On Oct. 17, 2002, Eleanor Stein invited 22 women to her home
to talk about the possible war with Iraq. These women, ranging
in race, ethnicity and age, expressed their antiwar sentiments
and formed an antiwar group, Women Against War, now an international
organization with 1,500 members. Stein believes women have
played a “very strong role in this antiwar movement.”
Erin O’Brien, an organizer of Women Against War, led the mall
walk for peace, which opposed the arrest of a Selkirk man
in Crossgates Mall for wearing a “Give Peace a Chance” T-shirt,
organized a fast for peace, and created the Flower in the
Gun, an online newsletter to inform WAW members about
issues. She is also the executive director of the Women’s
Building, at 79 Central Ave. in Albany, which provides recreational
and educational programs for women.
Irene Miller has been working on publicly funded elections
only since 2001, but since then she has become the founder
and chair of New York Citizens for Clean Elections, which
has grown to three chapters in Woodstock, New Paltz and Rensselaerville.

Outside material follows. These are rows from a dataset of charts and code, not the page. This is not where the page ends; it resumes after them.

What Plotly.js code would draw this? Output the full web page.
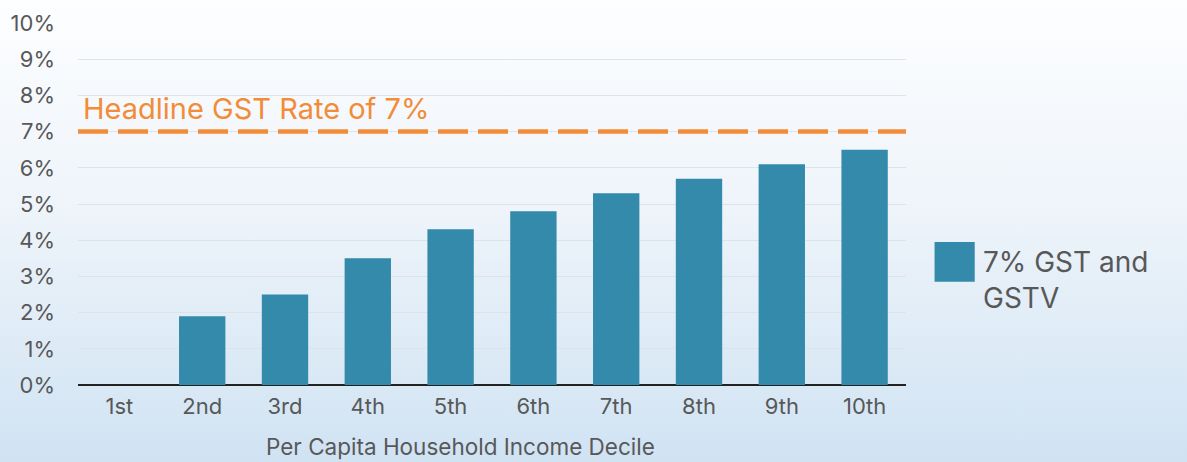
<!DOCTYPE html>
<html><head><meta charset="utf-8">
<script src="https://cdn.plot.ly/plotly-3.0.1.min.js"></script>
<style>
html,body{margin:0;padding:0;}
body{width:1187px;height:462px;background:linear-gradient(to bottom,#fdfeff 0%,#eef4fa 45%,#d0e3f3 100%);}
#chart{width:1187px;height:462px;}
</style></head><body>
<div id="chart"></div>
<script>
const categories = ["1st","2nd","3rd","4th","5th","6th","7th","8th","9th","10th"];
const gstValues = [0, 1.9, 2.5, 3.5, 4.3, 4.8, 5.3, 5.7, 6.1, 6.5];
const seriesName = "7% GST and<br>GSTV";
const headlineRate = 7;
const headlineLabel = "Headline GST Rate of 7%";
const yTickVals = [0,1,2,3,4,5,6,7,8,9,10];
const yTickText = yTickVals.map(v => v + "%");
const xTitle = "Per Capita Household Income Decile";

const font = "Inter, 'Open Sans', sans-serif";
const txt = "#585858";
const trace = {
  type: "bar", x: categories, y: gstValues, name: seriesName,
  marker: {color: "#348aaa", line: {width: 0}},
  hoverinfo: "x+y", showlegend: false
};
const layout = {
  width: 1187, height: 462,
  margin: {l: 78, r: 281, t: 23, b: 77},
  paper_bgcolor: "rgba(0,0,0,0)", plot_bgcolor: "rgba(0,0,0,0)",
  font: {family: font, color: txt, size: 22},
  bargap: 0.44,
  showlegend: false,
  xaxis: {
    type: "category", showgrid: false, zeroline: false, showline: false,
    ticks: "", tickfont: {size: 22, color: txt}, ticklabelstandoff: 6
  },
  yaxis: {
    range: [0, 10], tickvals: yTickVals, ticktext: yTickText,
    showgrid: true, gridcolor: "#dde3ea", gridwidth: 1,
    zeroline: true, zerolinecolor: "#222", zerolinewidth: 2,
    showline: false, ticks: "", ticklabelstandoff: 22,
    tickfont: {size: 22, color: txt}
  },
  shapes: [
    {type: "line", xref: "paper", yref: "y", x0: 0, x1: 1, y0: headlineRate, y1: headlineRate,
     line: {color: "#f28c38", width: 4.5, dash: "30px,10px"}},
    {type: "rect", xref: "paper", yref: "paper", x0: 1.0345, x1: 1.083, y0: 0.285, y1: 0.395,
     fillcolor: "#348aaa", line: {width: 0}}
  ],
  annotations: [
    {xref: "paper", yref: "y", x: 0.004, y: headlineRate, xanchor: "left", yanchor: "bottom", yshift: 4,
     text: headlineLabel, showarrow: false, font: {size: 29, color: "#f28c38", family: font}},
    {xref: "paper", yref: "paper", x: 1.09, y: 0.29, xanchor: "left", yanchor: "middle",
     text: seriesName, align: "left", showarrow: false, font: {size: 28, color: txt, family: font}},
    {xref: "paper", yref: "paper", x: 0.462, y: 0, yshift: -61, xanchor: "center", yanchor: "middle",
     text: xTitle, showarrow: false, font: {size: 22.5, color: txt, family: font}}
  ]
};
Plotly.newPlot("chart", [trace], layout, {displayModeBar: false, staticPlot: true});
</script>
</body></html>
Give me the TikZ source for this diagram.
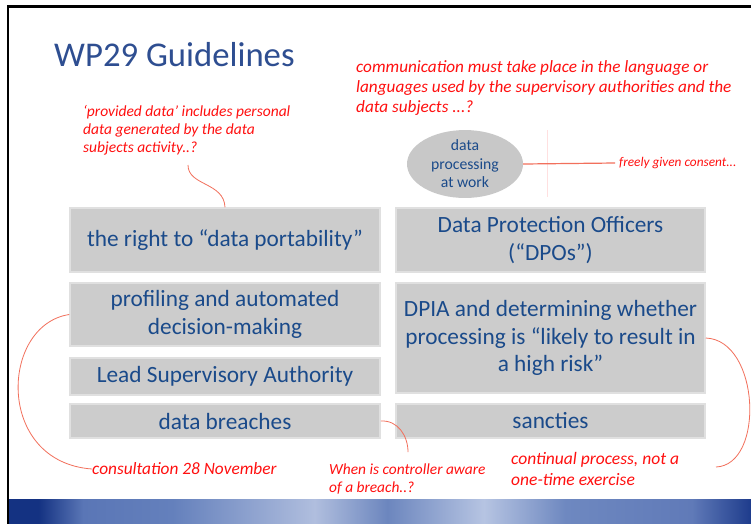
\documentclass[tikz,border=0pt]{standalone}
\usepackage{fontspec}
\setmainfont{Carlito}
\usetikzlibrary{shapes.geometric}
\definecolor{txtblue}{RGB}{26,74,138}
\definecolor{titleblue}{RGB}{46,78,145}
\definecolor{boxgray}{RGB}{204,204,204}
\definecolor{boxedge}{RGB}{224,224,224}
\definecolor{ellgray}{RGB}{200,200,200}
\definecolor{notered}{RGB}{255,16,16}
\definecolor{curvered}{RGB}{242,112,92}
\definecolor{bandA}{RGB}{20,50,130}
\definecolor{bandB}{RGB}{90,118,182}
\definecolor{bandB2}{RGB}{100,128,188}
\definecolor{bandC}{RGB}{176,190,222}
\definecolor{bandD}{RGB}{108,134,190}
\definecolor{bandE}{RGB}{182,196,226}
\definecolor{bandF}{RGB}{110,136,192}
\definecolor{bandF2}{RGB}{96,122,184}
\definecolor{bandG}{RGB}{30,60,140}
\pgfdeclarehorizontalshading{band}{100bp}{color(0bp)=(bandA); color(25bp)=(bandA); color(27bp)=(bandA); color(30bp)=(bandB); color(36bp)=(bandB2); color(45.6bp)=(bandC); color(50.5bp)=(bandD); color(57bp)=(bandE); color(62.5bp)=(bandF); color(71bp)=(bandF2); color(75bp)=(bandG); color(100bp)=(bandG)}
\tikzset{
  box/.style={fill=boxgray, draw=boxedge, line width=1.5pt, text=txtblue, align=center, inner sep=0pt, font=\fontsize{23.3}{27.5}\selectfont},
  note/.style={text=notered, align=left, inner sep=0pt, anchor=west},
  link/.style={draw=curvered, line width=0.8pt},
}
\begin{document}
\begin{tikzpicture}[x=1pt,y=-1pt]
\useasboundingbox (0,0) rectangle (751,523);
\fill[white] (0,0) rectangle (751,523);
% frame and band
\shade[shading=band] (9,499) rectangle (751,523);
\draw[line width=2.5pt] (8,524) -- (8,6.5) -- (752,6.5);
% title
\node[anchor=west, inner sep=0pt, text=titleblue, font=\fontsize{34.7}{40}\selectfont] (title) at (54,55) {WP29 Guidelines};
% notes
\node[note, font=\fontsize{15.5}{18}\selectfont\itshape] (n1) at (83,130) {‘provided data’ includes personal\\data generated by the data\\subjects activity..?};
\node[note, font=\fontsize{17.2}{20}\selectfont\itshape] (n2) at (356,88) {communication must take place in the language or\\languages used by the supervisory authorities and the\\data subjects ...?};
\node[note, font=\fontsize{13.3}{16}\selectfont\itshape] (n3) at (619,163) {freely given consent...};
\node[note, font=\fontsize{17.3}{20}\selectfont\itshape] (n4) at (92,469) {consultation 28 November};
\node[note, font=\fontsize{15.4}{18}\selectfont\itshape] (n5) at (329,479) {When is controller aware\\of a breach..?};
\node[note, font=\fontsize{17.5}{21}\selectfont\itshape] (n6) at (511,469) {continual process, not a\\one-time exercise};
% ellipse
\node[ellipse, fill=ellgray, minimum width=116pt, minimum height=64pt, inner sep=0pt, text=txtblue, align=center, font=\fontsize{15.7}{18.5}\selectfont] (ell) at (465,164) {data\\processing\\at work};
% boxes
\node[box, minimum width=310pt, minimum height=64pt] (b1) at (225,240) {the right to “data portability”};
\node[box, minimum width=309pt, minimum height=64pt] (b2) at (550.5,240) {Data Protection Officers\\(“DPOs”)};
\node[box, minimum width=310pt, minimum height=63pt] (b3) at (225,314.5) {profiling and automated\\decision-making};
\node[box, minimum width=309pt, minimum height=110pt] (b4) at (550.5,338) {DPIA and determining whether\\processing is “likely to result in\\a high risk”};
\node[box, minimum width=310pt, minimum height=37pt] (b5) at (225,376.5) {Lead Supervisory Authority};
\node[box, minimum width=310pt, minimum height=34pt] (b6) at (225,421) {data breaches};
\node[box, minimum width=309pt, minimum height=34pt] (b7) at (550.5,421) {sancties};
% connectors
\coordinate (c1) at (188,165);
\coordinate (c3) at (408,452);
\coordinate (c4) at (716,467);
\coordinate (c5) at (615,163);
\coordinate (c6a) at (547,130);
\coordinate (c6b) at (547,197);
\draw[draw=red!12, line width=1pt] (c6a) -- (c6b);
\draw[link] (c1) .. controls (188,186) and (224,182) .. (b1.north);
\draw[link] (b3.west) .. controls (0,325) and (-5,462) .. (n4.west);
\draw[link] (b6.east) .. controls (398,420) and (408,436) .. (c3);
\draw[link] (b4.east) .. controls (760,340) and (765,465) .. (c4);
\draw[link, line width=1.2pt] (ell.east) -- (c5);
\end{tikzpicture}
\end{document}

Miller is trying to pass the clean money/clean elections bill
in New York state and has been working with Senate Minority
Leader David Paterson (D-L-NYC), Assemblyman Felix Ortiz (D-Brooklyn),
and statewide organizations Citizen Action and Democracy Matters
(a politically active college group).
As the executive director of the Fiscal Policy Institute,
Frank Mauro provides research for the Alliance for Quality
Education, among other organizations. However, his work in
raising consciousness about progressive taxation finally paid
off when, for the first time in more than 30 years, New York
state added brackets back into the income tax, which makes
taxes more specific to income.
Nominations are made by members of Capital District Citizen
Action, and its board votes on the recipients. Jon Bartholomew,
organizer with Capital District Citizen Action, said they
look for leadership qualities and going above and beyond what’s
expected.
Jim Perry, whom the awards were named after, was a lesbian/gay
rights leader and founding member of Capital District Citizen
Action. He died of AIDS-related complications in 1991.
“Jim
Perry brought people together,” said Bartholomew.